Written by Graham Gouldman, who later formed the band 10cc. Gouldman was a prolific songwriter who also came up with songs for The Hollies, Cher, The Shadows, and Herman's Hermits. For The Yardbirds, he provided three of their hits, also composing "Evil Hearted You" and "For Your Love." Yardbirds drummer Jim McCarty said: "'Heart Full of Soul,' which was very moody, gave us the ability to play the riff in sort of an Eastern way, give it an Oriental touch. Another very good song."

This was the Yardbirds' first single after Jeff Beck replaced Eric Clapton as lead guitarist. Eric Clapton left the Yardbirds in March 1965 because of a perceived shift in musical direction. Inspired in part by Jeff Beck, who replaced Clapton, the group began to experiment with different musical styles. Beck had more varied influences and used electronically enhanced guitar effects, such as fuzz and feedback, which he brought to the group's sound.

At the time, popular music at large was seen as becoming more experimental. Gouldman's arrangement was perceived as creating an exotic sound. Yardbirds' drummer Jim McCarty explained that "the riff on the [Gouldman's] demo suggested a sitar" and that the group's manager, Giorgio Gomelsky, hired a sitar and a tabla player for a recording session. The Yardbirds' first attempt to record "Heart Full of Soul" was on 13 April 1965 at Advision Studios in London. The session began with the sitar player playing the distinctive instrumental hook or riff. However, he was unfamiliar with the type of rock sound the group was trying to achieve – "It just didn't have any groove to it", Beck felt. McCarty added: "It was fine in principle, but while the tablas sounded OK, the sitar just wasn't up front enough. It just didn't cut through." Beck developed a riff on guitar to replace the sitar line. He elaborated in an interview:

"The sitar player couldn't get the 4/4 time signature right; it was a hopeless waste of time. So I said, 'Look, is this the figure?' I had the fuzz machine, a Toneblender [sic], going. We did one take, it sounded outrageous. So they kept the tabla player, who could just about make it work. They rushed that out, and the rest was a rollercoaster ride."

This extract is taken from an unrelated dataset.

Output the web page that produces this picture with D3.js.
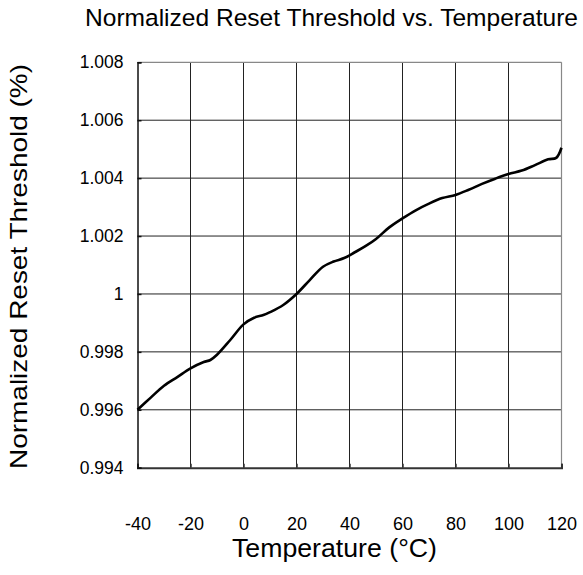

According to McCarty, Beck developed the riff after borrowing Page's prototype fuzz box, designed for him by Roger Mayer (Jimmy Page, who later joined the Yardbirds, was working in an adjacent studio and attended the session). When he played the lick for the band, they felt that it was a perfect fit: "this great sounding riff emerged ... I mean Beck just nailed it", rhythm guitarist Chris Dreja recalled. The group returned to Advision on 20 April to complete the song. Beck was able to achieve the sitar-like hook by bending the higher notes on his guitar in an Eastern-sounding scale while also using his own Tone Bender unit to get the distinctive tone. While simultaneously sounding the open D string, he also added a droning quality reminiscent of the sitar's sympathetic strings.